Josef Martinez has scored 77 goals in 84 MLS games. If we add various cup competitions, his total for Atlanta United is 90 goals in 103 matches. That’s a goal every 1.14 games. By way of comparison, Lionel Messi has averaged a goal every 1.18 games, Cristiano Ronaldo one every 1.34 games. This isn’t to say Martinez should be ranked ahead of those Galacticos — before coming here, he worked three seasons for Torino of Serie A and averaged a goal every 5.78 games — but it is to say this:
For Atlanta United, Martinez has been the Ronaldo, if not quite the Messi. It managed 198 goals in regular-season play over its first three years of existence; Martinez scored 38.9 percent of those. Over all competitions those three years, the second-, third- and fourth-leading scorers for Atlanta United were Miguel Almiron, Hector Villalba and Julian Gressel, all now gone. Their total of 84 goals were six shy of what Martinez mustered by himself.
He wears No. 7, but for this franchise he has been the classic No. 9, as the soccer numeration goes. The biggest names — Messi and Ronaldo — are classified as forwards, meaning they can score goals but also create for others. From Day 1 of Year 1, Martinez has been the target man, the striker. This isn't to say that, with him lost to a torn ACL, Atlanta United will go scoreless in his absence. This is to say they have next to no hope of scoring at their usual rate.
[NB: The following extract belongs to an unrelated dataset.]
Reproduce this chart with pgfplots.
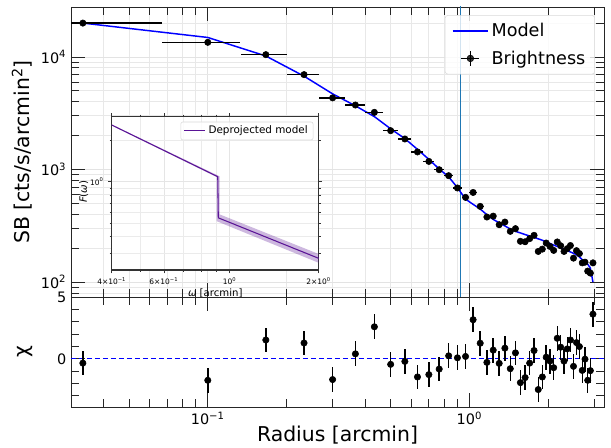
\documentclass[border=0pt]{standalone}
\usepackage{fontspec}
\setmainfont{DejaVu Sans}
\usepackage{pgfplots}
\usepackage{pgfplotstable}
\pgfplotsset{compat=1.18}
\definecolor{mplblue}{HTML}{1F77B4}
\definecolor{deproj}{RGB}{90,20,150}

% surface brightness profile, residuals and model
\pgfplotstableread{
r      sb     exm    exp    ey   chi    model
0.0333 20000  0.0033 0.0333 500  -0.35  20000
0.1000 13490  0.0333 0.0333 340  -1.74  14900
0.1667 10480  0.0333 0.0333 260   1.52  10200
0.2333 6966   0.0333 0.0333 175   1.28  6750
0.3000 4330   0.0333 0.0333 110  -1.68  4700
0.3667 3740   0.0333 0.0333 95    0.40  3680
0.4333 3220   0.0333 0.0333 80    2.59  2950
0.5000 2213   0.0333 0.0333 75   -0.45  2300
0.5667 1866   0.0333 0.0333 65   -0.21  1880
0.6333 1432   0.0333 0.0333 50   -1.47  1510
0.7000 1180   0.0333 0.0333 42   -1.28  1230
0.7667 995    0.0333 0.0333 35   -0.83  1010
0.8333 881    0.0333 0.0333 31    0.24  860
0.9000 685    0.0333 0.0333 24    0.08  690
0.9667 565    0.0333 0.0333 20    0.19  545
1.0333 625    0.0333 0.0333 22    3.16  490
1.1000 470    0.0333 0.0333 17    1.26  445
1.1667 378    0.0333 0.0333 14   -0.29  396
1.2333 385    0.0333 0.0333 21    0.70  360
1.3000 323    0.0333 0.0333 18   -0.37  336
1.3667 341    0.0333 0.0333 19    0.86  315
1.4333 282    0.0333 0.0333 16   -0.80  296
1.5000 298    0.0333 0.0333 16    0.48  282
1.5667 230    0.0333 0.0333 13   -1.93  273
1.6333 228    0.0333 0.0333 13   -1.52  264
1.7000 243    0.0333 0.0333 13   -0.35  256
1.7667 260    0.0333 0.0333 14    0.67  249
1.8333 187    0.0333 0.0333 10   -2.49  242
1.9000 196    0.0333 0.0333 11   -1.47  235
1.9667 222    0.0333 0.0333 12    0.13  228
2.0333 207    0.0333 0.0333 11   -0.19  220
2.1000 191    0.0333 0.0333 11   -0.72  213
2.1667 227    0.0333 0.0333 12    1.66  207
2.2333 210    0.0333 0.0333 12    0.94  201
2.3000 187    0.0333 0.0333 10   -0.19  195
2.3667 198    0.0333 0.0333 11    0.80  190
2.4333 211    0.0333 0.0333 12    1.52  185
2.5000 163    0.0333 0.0333 9    -0.61  180
2.5667 190    0.0333 0.0333 10    1.31  175
2.6333 179    0.0333 0.0333 10    0.99  167
2.7000 148    0.0333 0.0333 8    -0.94  158
2.7667 150    0.0333 0.0333 8    -0.03  151
2.8333 125    0.0333 0.0333 7    -1.74  144
2.9000 120    0.0333 0.0333 7    -0.96  133
2.9667 148    0.0333 0.0333 8     3.61  100
}\sbdata

% deprojected model (inset)
\pgfplotstableread{
w     f
0.4   2.59
0.912 1.088
0.916 0.545
2.0   0.276
}\deprojline

\pgfplotstableread{
w     f
0.4   2.61
0.925 1.095
0.925 0.578
2.0   0.297
2.0   0.256
0.905 0.515
0.905 1.080
0.4   2.57
}\deprojband

\pgfplotsset{
  mpl/.style={
    scale only axis,
    tick align=inside,
    major tick length=10.5pt,
    minor tick length=5.8pt,
    every tick/.style={black!85, line width=0.6pt},
    axis line style={black!85, line width=0.6pt},
    tick label style={font=\fontsize{10.8}{13}\selectfont},
  },
}

\begin{document}
\begin{tikzpicture}
\useasboundingbox (0,0) rectangle (458.25pt,-336pt);

% upper panel
\begin{axis}[mpl,
  at={(53.25pt,-5.25pt)}, anchor=north west,
  width=399.75pt, height=217.5pt,
  xmode=log, ymode=log,
  xmin=0.03, xmax=3.27, ymin=73.6, ymax=27800,
  xtick={0.1,1}, xticklabels={},
  minor xtick={0.03,0.04,0.05,0.06,0.07,0.08,0.09,0.2,0.3,0.4,0.5,0.6,0.7,0.8,0.9,2,3},
  ytick={100,1000,10000},
  yticklabels={10\textsuperscript{2},10\textsuperscript{3},10\textsuperscript{4}},
  minor ytick={80,90,200,300,400,500,600,700,800,900,2000,3000,4000,5000,6000,7000,8000,9000,20000},
  grid=both,
  major grid style={gray!22, line width=0.6pt},
  minor grid style={gray!18, line width=0.6pt},
  ylabel={SB [cts/s/arcmin\textsuperscript{2}]},
  ylabel style={at={(axis description cs:-0.092,0.5)}, anchor=center, font=\fontsize{15.3}{18}\selectfont},
  legend style={at={(axis description cs:0.983,0.972)}, anchor=north east,
    draw=black!15, rounded corners=2pt, fill=white, fill opacity=0.8, text opacity=1,
    font=\fontsize{13.2}{15}\selectfont, row sep=5pt, inner xsep=5pt, inner ysep=4pt,
    cells={anchor=west}},
]
\addplot[mplblue, line width=1pt, forget plot] coordinates {(0.924,50) (0.924,40000)};
\addplot[blue, line width=1.1pt, forget plot] table[x=r, y=model] {\sbdata};
\addplot[black, only marks, mark=*, mark size=2.4pt, forget plot,
  error bars/.cd, x dir=both, x explicit, y dir=both, y explicit,
  error mark=none, error bar style={line width=1.1pt}]
  table[x=r, y=sb, x error minus=exm, x error plus=exp, y error=ey] {\sbdata};
\addlegendimage{legend image code/.code={\draw[blue, line width=1.1pt] (0pt,0pt) -- (26.7pt,0pt);}}
\addlegendentry{Model}
\addlegendimage{legend image code/.code={
  \draw[black, line width=1.1pt] (6.6pt,0pt) -- (20.1pt,0pt);
  \draw[black, line width=1.1pt] (13.35pt,-5.6pt) -- (13.35pt,5.6pt);
  \fill[black] (13.35pt,0pt) circle (2.5pt);}}
\addlegendentry{Brightness}
\end{axis}

% inset
\begin{axis}[
  scale only axis,
  at={(83.8pt,-87.5pt)}, anchor=north west,
  width=155.25pt, height=115pt,
  xmode=log, ymode=log,
  xmin=0.4, xmax=2, ymin=0.227, ymax=2.98,
  axis background/.style={fill=white},
  axis line style={black!80, line width=0.9pt},
  tick align=outside, major tick length=2.5pt, minor tick length=1.5pt,
  every tick/.style={black!80, line width=0.4pt},
  xtick={0.4,0.6,1,2},
  xticklabels={4×10\textsuperscript{−1},6×10\textsuperscript{−1},10\textsuperscript{0},2×10\textsuperscript{0}},
  minor xtick={0.5,0.7,0.8,0.9},
  ytick={1}, yticklabels={10\textsuperscript{0}},
  minor ytick={0.3,0.4,0.5,0.6,0.7,0.8,0.9,2},
  grid=both,
  major grid style={gray!20, line width=0.5pt},
  minor grid style={gray!16, line width=0.5pt},
  tick label style={font=\fontsize{5.6}{6.5}\selectfont},
  xticklabel style={yshift=0.5pt},
  xlabel={\textit{ω} [arcmin]},
  xlabel style={at={(axis description cs:0.5,-0.15)}, anchor=center, font=\fontsize{7.6}{9}\selectfont},
  ylabel={\textit{F}(\textit{ω})},
  ylabel style={at={(axis description cs:-0.135,0.51)}, anchor=center, font=\fontsize{7.6}{9}\selectfont},
  legend style={at={(axis description cs:0.974,0.967)}, anchor=north east,
    draw=black!15, rounded corners=1.5pt, fill=white, fill opacity=0.8, text opacity=1,
    font=\fontsize{7.8}{9}\selectfont, inner xsep=2pt, inner ysep=1pt},
  legend image code/.code={\draw[#1] (0pt,0pt) -- (16pt,0pt);},
]
\addplot[draw=none, fill=deproj, fill opacity=0.3, forget plot] table[x=w, y=f] {\deprojband} -- cycle;
\addplot[deproj, line width=0.8pt] table[x=w, y=f] {\deprojline};
\addlegendentry{Deprojected model}
\end{axis}

% residual panel
\begin{axis}[mpl,
  at={(53.25pt,-222.75pt)}, anchor=north west,
  width=399.75pt, height=82.5pt,
  xmode=log,
  xmin=0.03, xmax=3.27, ymin=-3.9, ymax=5,
  axis background/.style={fill=white},
  xtick={0.1,1}, xticklabels={10\textsuperscript{−1},10\textsuperscript{0}},
  minor xtick={0.03,0.04,0.05,0.06,0.07,0.08,0.09,0.2,0.3,0.4,0.5,0.6,0.7,0.8,0.9,2,3},
  ytick={0,5}, yticklabels={0,5},
  minor ytick={-3,-2,-1,1,2,3,4},
  xlabel={Radius [arcmin]},
  xlabel style={at={(axis description cs:0.5,-0.255)}, anchor=center, font=\fontsize{15.3}{18}\selectfont},
  ylabel={χ},
  ylabel style={at={(axis description cs:-0.086,0.5)}, anchor=center, font=\fontsize{15.3}{18}\selectfont},
]
\addplot[blue, dashed, line width=1pt, dash pattern=on 4pt off 2pt] coordinates {(0.03,0) (3.27,0)};
\addplot[black, only marks, mark=*, mark size=2.4pt,
  error bars/.cd, y dir=both, y fixed=1,
  error mark=none, error bar style={line width=1.1pt}]
  table[x=r, y=chi] {\sbdata};
\end{axis}
\end{tikzpicture}
\end{document}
Ezequiel Barco and Pity Martinez, pricey Argentinian imports, are gifted players. They're attacking midfielders who sit just behind the striker. (Almiron did the same.) It's possible one could function as an emergency No. 9. Someone must. The only other forward on the roster is Adam Jahn, a 29-year-old journeyman who hasn't scored an MLS goal since 2017. He's is 6-foot-3, a target man for crosses into the box. He's not to be confused with the dashing J. Martinez.
The recurring image of Atlanta United’s first three seasons is of a team that gains possession and tears off goalward. There was always someone making a wide run, always someone looking for the long diagonal ball, always Josef Martinez flying down the center. It was breathtaking to watch, and it was, it must be said, the way Darren Eales and Tata Martino drew this up. They didn’t build their expansion club to defend. They wanted a club of roadrunners. They got exactly that, and they got more, too — record crowds on a continuing basis and, in December 2018, the MLS Cup.
Martino then left to coach Mexico. He was replaced by Frank de Boer, whose coaching manual is rather different. The new man is Dutch, and the Dutch invented possession football and even exported it to Barcelona, where the system of short passes became known, not always fondly, as tiki-taka. For de Boer's Atlanta United, there was less road-running.
There was still Martinez, though. In 2018, he scored 27 of their 70 regular-season goals; 2019, he scored 27 of their 58. Last year’s second-leading scorer was Gressel, with six. Martinez had twice as many shots on goal as anyone else on the roster. He had seven game-winning goals. Second place belonged to Pity Martinez, with two.
Enough with numbers, weighty though they are. Question is, can Atlanta United win an MLS Cup without Josef Martinez? The answer’s almost certainly no, the hedging coming because soccer is the weirdest of games. (Sample score from Saturday: Watford 3, Liverpool nil.) There’s still enough healthy talent to make the playoffs, and an in all-knockout tournament, which MLS now has, anything can happen. Thing is, the healthy talent might need to play a different way.
Not an out-and-out parking of the bus — wherein you station everyone in front of your goal and dare the opponent to find a way though — but a more measured approach than the ol’ get-it-and-go. A few years ago, we saw league titles won by teams that essentially ceded possession and subsisted off counterattacks: Leicester City and Chelsea in the Premier League, Atletico Madrid in La Liga.
The catches here, however, are surely deal-breakers. Would a de Boer team ever be willing to fall back and wait for the opponent to mess up? Would Barco and Pity be content to bide their time? Would Atlanta United fans, who’ve turned out in force to support attacking football, sit still for a series of drab tactical exercises?
This franchise was, ahem, born to run. Its best runner is set for knee surgery. There are, to be sure, different ways to win a soccer match. (Atlanta United lost the Eastern Conference title game to Toronto, which took four shots to the loser’s 19.) There’s a chance de Boer will re-deploy Barco and Pity as tandem strikers, but then you wonder: With them out of midfield, who supplies the ball?
The cold reality is that Atlanta United’s season changed on a chilly night in Nashville. This has never quite been a one-man team, but Josef Martinez was always first among equals. Maybe he’ll return near season’s end — the soccer calendar runs forever — but the best-case scenario has him missing six months. In the interim, all Atlanta United can hope is to win enough to stay in playoff contention. The top seven teams in the 13-team Eastern Conference qualify. That might be do-able.